Marten Falls First Nation chief says water 'emergency' ignored
Remote Northern Ontario reserve has been without safe drinking water for nearly a decade
The Chief of Marten Falls First Nation says the government isn't taking a drinking water emergency in his community seriously.
A boil water advisory for Marten Falls was first issued in 2005. The First Nation has been without potable water since then.
Now, Eli Moonias said a broken water filter at the water treatment plant means the tap water is no longer safe, even for bathing.
Moonias said he's worried someone will get seriously ill from the bacteria in the water.
Moonias said since the filter broke in April he has written letters and had meetings with officials from both the federal and provincial government officials.
But he said his pleas for emergency funding to fix the water treatment plant have been ignored.
"My concern here is government not treating it as an emergency," he said. "Is an emergency confined to flooding, fire, that's it. Not water?"

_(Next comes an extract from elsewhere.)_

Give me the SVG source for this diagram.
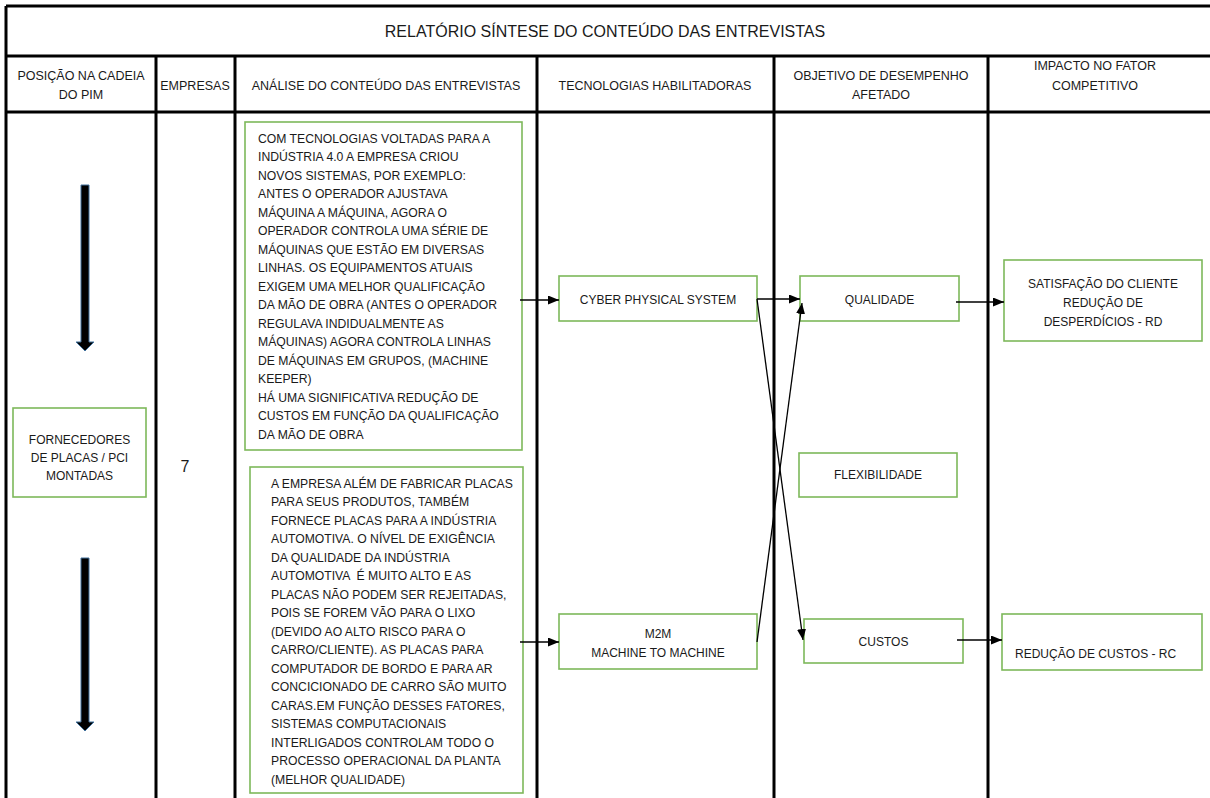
<svg xmlns="http://www.w3.org/2000/svg" width="1210" height="798" viewBox="0 0 1210 798">
  <style>
    text { font-family: "Liberation Sans", Arial, sans-serif; fill: #1a1a1a; }
    .title { font-size: 16px; text-anchor: middle; }
    .head { font-size: 12.5px; text-anchor: middle; }
    .body { font-size: 12.2px; white-space: pre; }
    .lbl { font-size: 12px; text-anchor: middle; }
    .grid { stroke: #000; stroke-width: 3; fill: none; }
    .box { fill: #fff; stroke: #7DB85A; stroke-width: 1.6; }
    .conn { stroke: #000; stroke-width: 1.3; fill: none; marker-end: url(#tip); }
    .flow { fill: #000; stroke: #41719C; stroke-width: 1; }
  </style>
  <defs>
    <marker id="tip" markerUnits="userSpaceOnUse" markerWidth="12" markerHeight="10" refX="11" refY="4.5" orient="auto">
      <path d="M0,0 L11,4.5 L0,9 z" fill="#000"/>
    </marker>
  </defs>

  <rect x="0" y="0" width="1210" height="798" fill="#fff"/>

  <!-- table grid -->
  <g id="table">
    <path class="grid" d="M6,6 H1210 M6,56 H1210 M6,112 H1210 M6,6 V798"/>
    <path class="grid" d="M156,56 V798 M235,56 V798 M537,56 V798 M774,56 V798 M988,56 V798"/>
    <text class="title" x="605" y="37">RELATÓRIO SÍNTESE DO CONTEÚDO DAS ENTREVISTAS</text>
    <text class="head" x="81" y="79.5">POSIÇÃO NA CADEIA</text>
    <text class="head" x="81" y="98.5">DO PIM</text>
    <text class="head" x="195" y="90">EMPRESAS</text>
    <text class="head" x="386" y="90">ANÁLISE DO CONTEÚDO DAS ENTREVISTAS</text>
    <text class="head" x="655" y="90">TECNOLOGIAS HABILITADORAS</text>
    <text class="head" x="881" y="79.5">OBJETIVO DE DESEMPENHO</text>
    <text class="head" x="881" y="98.5">AFETADO</text>
    <text class="head" x="1095" y="70">IMPACTO NO FATOR</text>
    <text class="head" x="1095" y="90">COMPETITIVO</text>
  </g>

  <!-- chain position -->
  <g id="chain-arrows">
    <polygon class="flow" points="81,185 89,185 89,342 94,342 85,351 76,342 81,342"/>
    <polygon class="flow" points="81,558 89,558 89,722 94,722 85,731 76,722 81,722"/>
  </g>
  <g id="fornecedores">
    <rect class="box" x="13" y="408" width="133" height="89"/>
    <text class="lbl" x="79.5" y="444">FORNECEDORES</text>
    <text class="lbl" x="79.5" y="462">DE PLACAS / PCI</text>
    <text class="lbl" x="79.5" y="480">MONTADAS</text>
  </g>
  <g id="empresas">
    <text x="185" y="472" style="font-size:16px" text-anchor="middle">7</text>
  </g>

  <!-- interview analysis -->
  <g id="analise-1">
    <rect class="box" x="245" y="122" width="277" height="328"/>
    <text class="body" x="258" y="142.5">COM TECNOLOGIAS VOLTADAS PARA A</text>
    <text class="body" x="258" y="161">INDÚSTRIA 4.0 A EMPRESA CRIOU</text>
    <text class="body" x="258" y="179.5">NOVOS SISTEMAS, POR EXEMPLO:</text>
    <text class="body" x="258" y="198">ANTES O OPERADOR AJUSTAVA</text>
    <text class="body" x="258" y="216.5">MÁQUINA A MÁQUINA, AGORA O</text>
    <text class="body" x="258" y="235">OPERADOR CONTROLA UMA SÉRIE DE</text>
    <text class="body" x="258" y="253.5">MÁQUINAS QUE ESTÃO EM DIVERSAS</text>
    <text class="body" x="258" y="272">LINHAS. OS EQUIPAMENTOS ATUAIS</text>
    <text class="body" x="258" y="290.5">EXIGEM UMA MELHOR QUALIFICAÇÃO</text>
    <text class="body" x="258" y="309">DA MÃO DE OBRA (ANTES O OPERADOR</text>
    <text class="body" x="258" y="327.5">REGULAVA INDIDUALMENTE AS</text>
    <text class="body" x="258" y="346">MÁQUINAS) AGORA CONTROLA LINHAS</text>
    <text class="body" x="258" y="364.5">DE MÁQUINAS EM GRUPOS, (MACHINE</text>
    <text class="body" x="258" y="383">KEEPER)</text>
    <text class="body" x="258" y="401.5">HÁ UMA SIGNIFICATIVA REDUÇÃO DE</text>
    <text class="body" x="258" y="420">CUSTOS EM FUNÇÃO DA QUALIFICAÇÃO</text>
    <text class="body" x="258" y="438.5">DA MÃO DE OBRA</text>
  </g>
  <g id="analise-2">
    <rect class="box" x="250" y="467" width="273" height="326"/>
    <text class="body" x="271" y="487.5">A EMPRESA ALÉM DE FABRICAR PLACAS</text>
    <text class="body" x="271" y="506">PARA SEUS PRODUTOS, TAMBÉM</text>
    <text class="body" x="271" y="524.5">FORNECE PLACAS PARA A INDÚSTRIA</text>
    <text class="body" x="271" y="543">AUTOMOTIVA. O NÍVEL DE EXIGÊNCIA</text>
    <text class="body" x="271" y="561.5">DA QUALIDADE DA INDÚSTRIA</text>
    <text class="body" x="271" y="580">AUTOMOTIVA  É MUITO ALTO E AS</text>
    <text class="body" x="271" y="598.5">PLACAS NÃO PODEM SER REJEITADAS,</text>
    <text class="body" x="271" y="617">POIS SE FOREM VÃO PARA O LIXO</text>
    <text class="body" x="271" y="635.5">(DEVIDO AO ALTO RISCO PARA O</text>
    <text class="body" x="271" y="654">CARRO/CLIENTE). AS PLACAS PARA</text>
    <text class="body" x="271" y="672.5">COMPUTADOR DE BORDO E PARA AR</text>
    <text class="body" x="271" y="691">CONCICIONADO DE CARRO SÃO MUITO</text>
    <text class="body" x="271" y="709.5">CARAS.EM FUNÇÃO DESSES FATORES,</text>
    <text class="body" x="271" y="728">SISTEMAS COMPUTACIONAIS</text>
    <text class="body" x="271" y="746.5">INTERLIGADOS CONTROLAM TODO O</text>
    <text class="body" x="271" y="765">PROCESSO OPERACIONAL DA PLANTA</text>
    <text class="body" x="271" y="783.5">(MELHOR QUALIDADE)</text>
  </g>

  <!-- enabling technologies -->
  <g id="cps">
    <rect class="box" x="559" y="276" width="198" height="45"/>
    <text class="lbl" x="658" y="303.5">CYBER PHYSICAL SYSTEM</text>
  </g>
  <g id="m2m">
    <rect class="box" x="559" y="614" width="198" height="55"/>
    <text class="lbl" x="658" y="637.5">M2M</text>
    <text class="lbl" x="658" y="656.5">MACHINE TO MACHINE</text>
  </g>

  <!-- performance objectives -->
  <g id="qualidade">
    <rect class="box" x="800" y="276" width="159" height="45"/>
    <text class="lbl" x="879.5" y="303.5">QUALIDADE</text>
  </g>
  <g id="flexibilidade">
    <rect class="box" x="799" y="453" width="158" height="44"/>
    <text class="lbl" x="878" y="479">FLEXIBILIDADE</text>
  </g>
  <g id="custos">
    <rect class="box" x="804" y="619" width="159" height="44"/>
    <text class="lbl" x="883.5" y="645.5">CUSTOS</text>
  </g>

  <!-- competitive impact -->
  <g id="satisfacao">
    <rect class="box" x="1004" y="260" width="198" height="81"/>
    <text class="lbl" x="1103" y="287.5">SATISFAÇÃO DO CLIENTE</text>
    <text class="lbl" x="1103" y="306.5">REDUÇÃO DE</text>
    <text class="lbl" x="1103" y="325.5">DESPERDÍCIOS - RD</text>
  </g>
  <g id="reducao-custos">
    <rect class="box" x="1002" y="614" width="200" height="56"/>
    <text x="1015" y="657.5" style="font-size:12px">REDUÇÃO DE CUSTOS - RC</text>
  </g>

  <!-- connectors -->
  <g id="connectors">
    <path class="conn" d="M520,300 L559,300"/>
    <path class="conn" d="M520,642 L559,642"/>
    <path class="conn" d="M757,299 L800,299"/>
    <path class="conn" d="M757,299 L803,640"/>
    <path class="conn" d="M757,642 L802,303"/>
    <path class="conn" d="M956,302 L1004,302"/>
    <path class="conn" d="M957,640 L1002,640"/>
  </g>
</svg>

NDP MP Charlie Angus raised the concern about water in Marten Falls in the House of Commons earlier this week.
"The water in the taps isn't even safe to bathe babies in," Angus said. "The reserve doesn't have the $70,000 to replace the filter, nor the expertise. Bathing children in contaminated water wouldn't be tolerated in any non-native community."
Aboriginal Affairs Minister Bernard Valcourt did not respond specifically to the situation at Marten Falls.
"I just want to point out ... that we take actions to ensure that First Nations have the same access to clean drinking water as all Canadians," Valcourt said.
He then accused the NDP of voting against the last federal budget that included $300 million for safe water on reserves.
Watch a video of the interchange below:
Marten Falls First Nation is a located about 400 kilometres by air, north of Thunder Bay.